Given exercise. Find the string "this" in the entries and copy each line that has it.

Input rows.
══════════

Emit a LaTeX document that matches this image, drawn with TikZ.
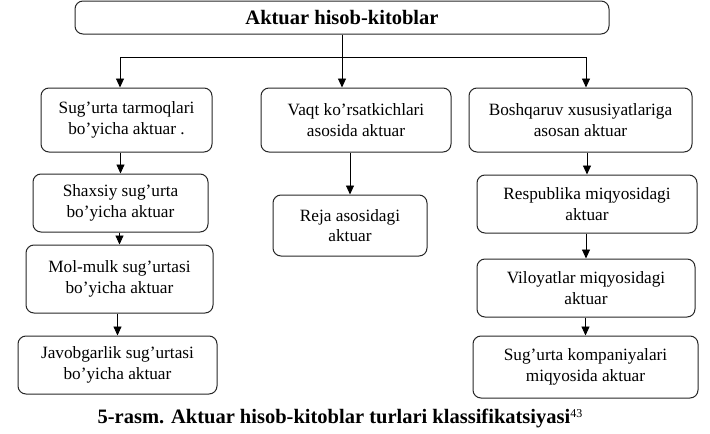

══════════

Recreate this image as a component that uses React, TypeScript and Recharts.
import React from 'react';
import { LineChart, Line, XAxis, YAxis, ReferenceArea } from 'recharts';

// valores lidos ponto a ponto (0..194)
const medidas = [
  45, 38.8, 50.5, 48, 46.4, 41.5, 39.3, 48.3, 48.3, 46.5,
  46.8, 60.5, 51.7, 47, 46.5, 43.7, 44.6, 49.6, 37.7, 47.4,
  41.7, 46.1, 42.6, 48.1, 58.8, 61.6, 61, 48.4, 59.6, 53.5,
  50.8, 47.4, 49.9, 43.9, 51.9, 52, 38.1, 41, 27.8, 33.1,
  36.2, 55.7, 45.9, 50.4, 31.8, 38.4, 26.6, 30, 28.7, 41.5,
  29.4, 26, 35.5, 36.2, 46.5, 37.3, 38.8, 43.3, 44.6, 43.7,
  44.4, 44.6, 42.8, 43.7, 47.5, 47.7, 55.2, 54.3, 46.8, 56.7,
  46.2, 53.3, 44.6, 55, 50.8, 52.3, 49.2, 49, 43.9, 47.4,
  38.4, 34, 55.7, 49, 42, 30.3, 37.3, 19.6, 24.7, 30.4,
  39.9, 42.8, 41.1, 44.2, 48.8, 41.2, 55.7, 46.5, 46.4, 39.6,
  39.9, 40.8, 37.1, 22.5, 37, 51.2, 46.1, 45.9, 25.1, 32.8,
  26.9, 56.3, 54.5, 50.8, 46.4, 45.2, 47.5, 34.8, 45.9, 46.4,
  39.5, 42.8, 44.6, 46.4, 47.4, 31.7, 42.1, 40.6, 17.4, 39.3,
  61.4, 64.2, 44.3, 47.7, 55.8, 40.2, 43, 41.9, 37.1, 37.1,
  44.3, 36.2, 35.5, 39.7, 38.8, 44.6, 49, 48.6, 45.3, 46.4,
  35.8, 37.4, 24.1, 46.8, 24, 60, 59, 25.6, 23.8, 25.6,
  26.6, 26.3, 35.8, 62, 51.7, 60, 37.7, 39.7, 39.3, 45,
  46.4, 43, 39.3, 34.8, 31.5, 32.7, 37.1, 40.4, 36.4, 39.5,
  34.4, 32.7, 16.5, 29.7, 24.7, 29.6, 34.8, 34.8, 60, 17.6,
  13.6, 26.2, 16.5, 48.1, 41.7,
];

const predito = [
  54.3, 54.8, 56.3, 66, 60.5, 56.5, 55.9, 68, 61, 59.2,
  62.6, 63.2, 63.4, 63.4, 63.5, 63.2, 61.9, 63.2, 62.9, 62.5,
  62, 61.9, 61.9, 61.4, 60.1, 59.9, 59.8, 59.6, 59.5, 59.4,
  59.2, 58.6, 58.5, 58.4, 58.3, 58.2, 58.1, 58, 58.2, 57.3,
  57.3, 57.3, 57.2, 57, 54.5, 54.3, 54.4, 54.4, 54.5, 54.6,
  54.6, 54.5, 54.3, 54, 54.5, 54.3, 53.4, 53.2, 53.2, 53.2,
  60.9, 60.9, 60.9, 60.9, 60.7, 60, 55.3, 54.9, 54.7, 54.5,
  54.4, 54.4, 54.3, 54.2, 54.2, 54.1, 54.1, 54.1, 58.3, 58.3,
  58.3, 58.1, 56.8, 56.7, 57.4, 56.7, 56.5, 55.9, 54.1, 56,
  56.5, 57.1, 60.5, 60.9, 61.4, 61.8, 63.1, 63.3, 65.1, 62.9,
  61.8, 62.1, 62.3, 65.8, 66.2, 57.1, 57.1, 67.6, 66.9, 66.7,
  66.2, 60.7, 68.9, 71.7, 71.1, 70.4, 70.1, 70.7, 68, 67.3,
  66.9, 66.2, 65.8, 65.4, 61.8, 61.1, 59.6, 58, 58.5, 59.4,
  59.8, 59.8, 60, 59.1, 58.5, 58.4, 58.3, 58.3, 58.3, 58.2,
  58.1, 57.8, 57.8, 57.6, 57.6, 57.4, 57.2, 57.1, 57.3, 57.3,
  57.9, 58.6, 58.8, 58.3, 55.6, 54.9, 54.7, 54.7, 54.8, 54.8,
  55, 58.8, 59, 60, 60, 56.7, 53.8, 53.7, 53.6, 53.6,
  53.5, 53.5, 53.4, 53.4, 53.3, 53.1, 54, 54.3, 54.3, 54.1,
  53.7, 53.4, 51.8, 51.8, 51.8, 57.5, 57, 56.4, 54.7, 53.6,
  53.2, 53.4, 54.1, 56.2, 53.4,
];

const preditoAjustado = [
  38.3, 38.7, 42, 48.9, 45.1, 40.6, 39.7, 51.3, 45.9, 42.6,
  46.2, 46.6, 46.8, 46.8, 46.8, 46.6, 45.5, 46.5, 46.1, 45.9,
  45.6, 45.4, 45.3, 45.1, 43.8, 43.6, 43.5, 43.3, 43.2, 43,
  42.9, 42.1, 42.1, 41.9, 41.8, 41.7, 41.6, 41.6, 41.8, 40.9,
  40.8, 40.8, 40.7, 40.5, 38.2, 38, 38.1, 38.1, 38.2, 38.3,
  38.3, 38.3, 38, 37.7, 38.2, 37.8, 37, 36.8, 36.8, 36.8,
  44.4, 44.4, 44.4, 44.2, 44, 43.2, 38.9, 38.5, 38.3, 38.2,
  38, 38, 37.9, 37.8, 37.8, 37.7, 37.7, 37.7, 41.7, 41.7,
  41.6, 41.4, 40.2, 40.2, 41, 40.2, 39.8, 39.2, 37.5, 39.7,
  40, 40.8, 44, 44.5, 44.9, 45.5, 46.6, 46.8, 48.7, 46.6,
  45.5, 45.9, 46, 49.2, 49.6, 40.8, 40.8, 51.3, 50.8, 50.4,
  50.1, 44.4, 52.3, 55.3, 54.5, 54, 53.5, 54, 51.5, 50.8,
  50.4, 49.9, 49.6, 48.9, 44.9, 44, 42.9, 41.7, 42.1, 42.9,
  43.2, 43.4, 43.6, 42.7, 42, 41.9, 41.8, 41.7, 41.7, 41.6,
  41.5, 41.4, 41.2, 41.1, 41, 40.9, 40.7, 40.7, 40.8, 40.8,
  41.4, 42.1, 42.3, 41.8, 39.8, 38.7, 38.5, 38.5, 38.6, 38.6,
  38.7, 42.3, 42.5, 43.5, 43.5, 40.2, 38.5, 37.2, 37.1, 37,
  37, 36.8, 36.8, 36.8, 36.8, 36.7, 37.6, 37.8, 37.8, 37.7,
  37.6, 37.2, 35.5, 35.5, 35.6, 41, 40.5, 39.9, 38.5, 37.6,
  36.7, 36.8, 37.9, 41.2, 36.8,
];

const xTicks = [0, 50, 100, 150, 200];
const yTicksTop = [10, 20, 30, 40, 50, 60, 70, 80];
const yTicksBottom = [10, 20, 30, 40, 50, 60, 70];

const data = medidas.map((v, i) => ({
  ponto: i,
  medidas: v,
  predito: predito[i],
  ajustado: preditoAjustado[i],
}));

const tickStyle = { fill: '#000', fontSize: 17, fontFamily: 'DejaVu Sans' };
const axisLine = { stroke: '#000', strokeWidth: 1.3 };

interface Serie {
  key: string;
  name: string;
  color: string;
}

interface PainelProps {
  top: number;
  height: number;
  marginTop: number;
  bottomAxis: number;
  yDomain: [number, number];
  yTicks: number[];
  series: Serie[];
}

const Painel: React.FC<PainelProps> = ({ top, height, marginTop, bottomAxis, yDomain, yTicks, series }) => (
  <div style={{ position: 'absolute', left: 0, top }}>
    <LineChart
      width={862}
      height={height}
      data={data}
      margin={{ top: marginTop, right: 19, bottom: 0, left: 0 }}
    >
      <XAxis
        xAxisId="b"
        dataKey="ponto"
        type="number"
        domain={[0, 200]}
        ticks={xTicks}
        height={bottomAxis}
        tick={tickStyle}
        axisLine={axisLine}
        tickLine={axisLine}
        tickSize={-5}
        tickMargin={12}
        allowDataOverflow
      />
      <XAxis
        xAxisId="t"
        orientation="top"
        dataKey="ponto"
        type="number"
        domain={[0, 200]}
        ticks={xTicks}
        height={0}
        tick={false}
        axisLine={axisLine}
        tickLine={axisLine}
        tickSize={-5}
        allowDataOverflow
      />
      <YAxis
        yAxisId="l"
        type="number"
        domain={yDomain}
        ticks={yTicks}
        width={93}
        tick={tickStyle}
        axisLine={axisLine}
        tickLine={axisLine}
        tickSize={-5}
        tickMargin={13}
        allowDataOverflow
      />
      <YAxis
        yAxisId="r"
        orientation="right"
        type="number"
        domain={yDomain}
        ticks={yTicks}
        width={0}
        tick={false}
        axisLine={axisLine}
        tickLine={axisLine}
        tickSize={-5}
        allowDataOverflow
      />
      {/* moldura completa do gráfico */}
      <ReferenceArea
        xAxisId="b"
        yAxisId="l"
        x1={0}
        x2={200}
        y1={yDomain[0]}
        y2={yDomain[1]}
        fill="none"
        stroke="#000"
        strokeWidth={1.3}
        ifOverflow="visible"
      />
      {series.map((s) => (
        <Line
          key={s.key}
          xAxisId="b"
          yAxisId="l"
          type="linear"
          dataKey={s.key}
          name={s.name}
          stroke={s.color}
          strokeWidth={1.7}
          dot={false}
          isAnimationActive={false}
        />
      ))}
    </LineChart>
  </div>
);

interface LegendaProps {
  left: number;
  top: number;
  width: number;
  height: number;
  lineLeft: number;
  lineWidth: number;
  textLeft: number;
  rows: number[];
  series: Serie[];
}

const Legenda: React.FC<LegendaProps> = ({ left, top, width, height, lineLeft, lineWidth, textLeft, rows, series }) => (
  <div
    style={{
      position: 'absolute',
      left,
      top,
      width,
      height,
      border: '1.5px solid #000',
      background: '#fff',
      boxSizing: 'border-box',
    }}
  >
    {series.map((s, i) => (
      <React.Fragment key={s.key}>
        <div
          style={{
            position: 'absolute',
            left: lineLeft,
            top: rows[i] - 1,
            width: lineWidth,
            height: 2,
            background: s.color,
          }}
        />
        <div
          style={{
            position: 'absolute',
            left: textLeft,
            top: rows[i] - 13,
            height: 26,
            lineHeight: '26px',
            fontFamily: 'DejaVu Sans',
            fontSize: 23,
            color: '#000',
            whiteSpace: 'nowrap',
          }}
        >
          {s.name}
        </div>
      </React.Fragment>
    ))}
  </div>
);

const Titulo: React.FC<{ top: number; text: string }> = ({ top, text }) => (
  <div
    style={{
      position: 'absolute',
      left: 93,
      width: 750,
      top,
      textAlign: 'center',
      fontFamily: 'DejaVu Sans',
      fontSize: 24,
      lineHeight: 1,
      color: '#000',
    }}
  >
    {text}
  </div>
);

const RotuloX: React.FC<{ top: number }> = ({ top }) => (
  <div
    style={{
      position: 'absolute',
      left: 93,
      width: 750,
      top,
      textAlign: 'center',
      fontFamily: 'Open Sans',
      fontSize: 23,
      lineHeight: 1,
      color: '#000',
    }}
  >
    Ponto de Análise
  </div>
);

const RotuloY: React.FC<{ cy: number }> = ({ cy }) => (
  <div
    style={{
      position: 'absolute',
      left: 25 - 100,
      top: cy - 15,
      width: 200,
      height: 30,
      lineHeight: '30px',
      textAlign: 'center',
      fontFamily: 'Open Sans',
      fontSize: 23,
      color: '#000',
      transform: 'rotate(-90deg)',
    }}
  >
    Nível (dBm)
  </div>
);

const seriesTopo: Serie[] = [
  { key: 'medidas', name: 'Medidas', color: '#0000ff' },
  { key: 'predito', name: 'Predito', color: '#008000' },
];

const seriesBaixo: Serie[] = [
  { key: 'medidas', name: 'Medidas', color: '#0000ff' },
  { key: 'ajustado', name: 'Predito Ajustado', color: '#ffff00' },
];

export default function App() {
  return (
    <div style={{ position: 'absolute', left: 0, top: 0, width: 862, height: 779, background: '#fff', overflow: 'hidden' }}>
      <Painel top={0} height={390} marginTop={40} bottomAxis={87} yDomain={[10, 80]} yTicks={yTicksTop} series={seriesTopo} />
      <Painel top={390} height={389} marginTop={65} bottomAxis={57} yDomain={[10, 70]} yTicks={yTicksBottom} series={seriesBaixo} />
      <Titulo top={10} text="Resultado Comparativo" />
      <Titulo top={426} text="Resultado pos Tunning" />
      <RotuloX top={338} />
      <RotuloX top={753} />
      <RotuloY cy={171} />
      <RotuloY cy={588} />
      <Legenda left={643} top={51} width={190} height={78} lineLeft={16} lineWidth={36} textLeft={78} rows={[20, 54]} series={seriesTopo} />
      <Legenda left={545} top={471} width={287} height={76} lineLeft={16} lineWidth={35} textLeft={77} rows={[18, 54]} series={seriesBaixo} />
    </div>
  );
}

══════════

Response.
Emit a LaTeX document that matches this image, drawn with TikZ.
Recreate this image as a component that uses React, TypeScript and Recharts.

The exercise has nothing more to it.